Who wouldn’t be anxious about making a wrong choice? Who reads that story and doesn’t think, “I hope I don’t lose paradise because I chose to eat an apple?”
But, of course, that’s an oversimplification. It’s not about an apple. It’s about trust. Like Adam and Eve, I can make a choice to hand my day over to a power greater than me, or I can choose to anxiously try to exert control over the minutes and hours of my life. I can choose to trust that the greatest power in the universe will work for my good if I just hand over the reins of my life, or I can choose to be the master of my own destiny and steer the ship where I want to go.
Some will choose the “master of destiny” route. And that’s okay. That’s their choice; the game they want to play. However, over the past almost-50 years of my life, I’ve learned I’m a pretty crap captain. I’ve been in charge of my own boat for decades, and in all the areas of my life I’ve tried to control I’ve ended up underemployed, overweight, and unfulfilled. When I’ve handed my life over to God, or the spirit of good in the universe, I was steered away from the world and more into my faith.
It’s my faith that led me to my husband, who has brought me love, passion, safety, comfort, and support. It’s also kept us together through some really tough times. My faith ultimately led me to leave behind the priorities the world said I should follow: I quit my job to stay home to take care of my kids. And if I thought teaching was my greatest joy, it turns out it’s an apple compared to the Eden of raising my children.
My faith has brought me to my current work, which, though totally voluntary, is the most fulfilling thing I’ve ever done. All because I handed control of my life over to that power greater than me, through my belief in what Catholics call Divine Providence, but which others might understand as “the universe willing our good.”
I wonder what my life would be like now if I had believed in Divine Providence earlier, if I had listened to the Gospel of Matthew which reads,
“Therefore I tell you, do not worry about your life . . . . Look at the birds in the sky; they do not sow or reap, they gather nothing into barns, yet your heavenly Father feeds them. Are not you more important than they? Can any of you by worrying add a single moment to your life-span? Learn from the way the wild flowers grow. They do not work or spin. But I tell you that not even Solomon in all his splendor was clothed like one of them.

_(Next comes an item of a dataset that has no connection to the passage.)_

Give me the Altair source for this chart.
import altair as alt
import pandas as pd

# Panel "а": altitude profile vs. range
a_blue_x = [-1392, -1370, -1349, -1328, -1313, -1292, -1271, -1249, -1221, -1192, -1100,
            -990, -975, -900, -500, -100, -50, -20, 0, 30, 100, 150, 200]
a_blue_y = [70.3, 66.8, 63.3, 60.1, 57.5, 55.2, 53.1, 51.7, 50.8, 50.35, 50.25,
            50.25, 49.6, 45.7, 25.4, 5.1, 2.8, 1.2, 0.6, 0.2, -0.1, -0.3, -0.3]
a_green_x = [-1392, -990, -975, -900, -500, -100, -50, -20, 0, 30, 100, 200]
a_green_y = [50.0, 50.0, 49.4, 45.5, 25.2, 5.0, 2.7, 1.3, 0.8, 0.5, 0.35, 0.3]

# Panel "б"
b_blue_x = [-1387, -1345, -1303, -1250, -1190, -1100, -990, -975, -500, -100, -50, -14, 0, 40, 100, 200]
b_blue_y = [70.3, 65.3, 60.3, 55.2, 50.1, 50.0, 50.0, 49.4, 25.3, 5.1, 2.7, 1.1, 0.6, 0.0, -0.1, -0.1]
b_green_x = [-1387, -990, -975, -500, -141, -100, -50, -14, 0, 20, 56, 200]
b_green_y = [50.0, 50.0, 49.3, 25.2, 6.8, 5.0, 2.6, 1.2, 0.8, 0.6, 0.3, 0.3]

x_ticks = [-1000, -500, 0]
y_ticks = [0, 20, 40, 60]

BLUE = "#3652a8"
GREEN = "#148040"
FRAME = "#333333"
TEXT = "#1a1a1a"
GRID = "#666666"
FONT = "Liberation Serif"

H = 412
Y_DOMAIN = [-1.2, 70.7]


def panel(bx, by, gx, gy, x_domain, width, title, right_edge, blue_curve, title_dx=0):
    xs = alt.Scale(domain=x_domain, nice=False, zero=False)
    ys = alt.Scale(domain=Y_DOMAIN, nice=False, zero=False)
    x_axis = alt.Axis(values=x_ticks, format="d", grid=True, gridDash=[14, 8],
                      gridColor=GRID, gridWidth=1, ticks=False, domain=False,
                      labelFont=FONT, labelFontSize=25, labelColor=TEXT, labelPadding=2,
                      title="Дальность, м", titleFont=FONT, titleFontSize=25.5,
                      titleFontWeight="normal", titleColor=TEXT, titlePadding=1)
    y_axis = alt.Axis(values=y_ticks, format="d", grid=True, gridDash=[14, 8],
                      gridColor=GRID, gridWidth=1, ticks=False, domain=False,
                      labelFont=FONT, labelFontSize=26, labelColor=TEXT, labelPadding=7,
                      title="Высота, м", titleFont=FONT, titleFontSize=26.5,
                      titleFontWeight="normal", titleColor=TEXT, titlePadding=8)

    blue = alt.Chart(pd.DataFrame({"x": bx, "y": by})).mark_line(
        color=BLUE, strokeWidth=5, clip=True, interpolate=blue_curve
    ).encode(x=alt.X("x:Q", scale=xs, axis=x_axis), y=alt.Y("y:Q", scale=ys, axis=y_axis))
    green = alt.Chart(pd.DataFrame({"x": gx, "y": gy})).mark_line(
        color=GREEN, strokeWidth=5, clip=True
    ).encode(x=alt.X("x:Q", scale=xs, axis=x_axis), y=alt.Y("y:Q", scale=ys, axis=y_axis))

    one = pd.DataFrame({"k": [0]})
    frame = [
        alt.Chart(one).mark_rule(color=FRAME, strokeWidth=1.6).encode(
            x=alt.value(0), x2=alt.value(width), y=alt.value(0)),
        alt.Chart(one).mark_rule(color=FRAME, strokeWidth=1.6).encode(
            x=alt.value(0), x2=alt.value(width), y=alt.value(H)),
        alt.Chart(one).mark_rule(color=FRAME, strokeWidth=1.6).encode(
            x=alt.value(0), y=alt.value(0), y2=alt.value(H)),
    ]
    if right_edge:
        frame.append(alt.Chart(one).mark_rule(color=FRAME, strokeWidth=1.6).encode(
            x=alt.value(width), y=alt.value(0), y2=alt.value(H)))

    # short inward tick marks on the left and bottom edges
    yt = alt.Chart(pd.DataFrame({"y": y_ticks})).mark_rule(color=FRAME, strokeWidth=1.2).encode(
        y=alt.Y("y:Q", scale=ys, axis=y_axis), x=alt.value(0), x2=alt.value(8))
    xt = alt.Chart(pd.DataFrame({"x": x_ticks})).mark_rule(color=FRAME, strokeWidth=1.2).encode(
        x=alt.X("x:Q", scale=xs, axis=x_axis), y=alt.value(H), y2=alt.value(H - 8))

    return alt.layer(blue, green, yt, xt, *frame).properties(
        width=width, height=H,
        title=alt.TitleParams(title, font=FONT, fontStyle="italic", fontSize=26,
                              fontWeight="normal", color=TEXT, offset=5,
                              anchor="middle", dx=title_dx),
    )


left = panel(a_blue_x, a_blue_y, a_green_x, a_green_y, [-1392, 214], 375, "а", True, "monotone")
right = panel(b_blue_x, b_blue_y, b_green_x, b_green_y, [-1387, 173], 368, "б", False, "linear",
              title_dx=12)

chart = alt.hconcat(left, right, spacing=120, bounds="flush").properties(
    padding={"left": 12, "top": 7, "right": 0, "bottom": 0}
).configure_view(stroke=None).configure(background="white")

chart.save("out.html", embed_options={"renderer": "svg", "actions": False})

If God so clothes the grass of the field, which grows today and is thrown into the oven tomorrow, will he not much more provide for you, O you of little faith?” (Matthew 6: 25-30)
So I hope, for my girls, that they choose faith, trust, and love. I hope they are willing to follow the plan God has in store for them. In many ways this means they may have to choose to lose the world, because our world is not currently one that prioritizes faith, or trust, or love. It is trying to foster fear, anger, and hate. And every day we all have a choice–do we play the hate game or the love game? Do we seek to exert control over our lives to the point where we grow to detest all of those we can’t control, or do we hand our days over to the desire of the universe for our good? So many of us are, every day, agonizing over the choices the world wants us to make, and it’s led to division and pain. Maybe it’s time to consider choosing trust–not in government, or medicine, or religion, or any institution run by flawed human beings, but in the power of working toward the good of all people. It’s not an intellectual decision; it’s one made by the heart. And now more than ever I think we need to let our hearts guide our free will more than our minds, because while our minds lead us to fear and a desire for control we can never truly have, our hearts can keep us living in faith.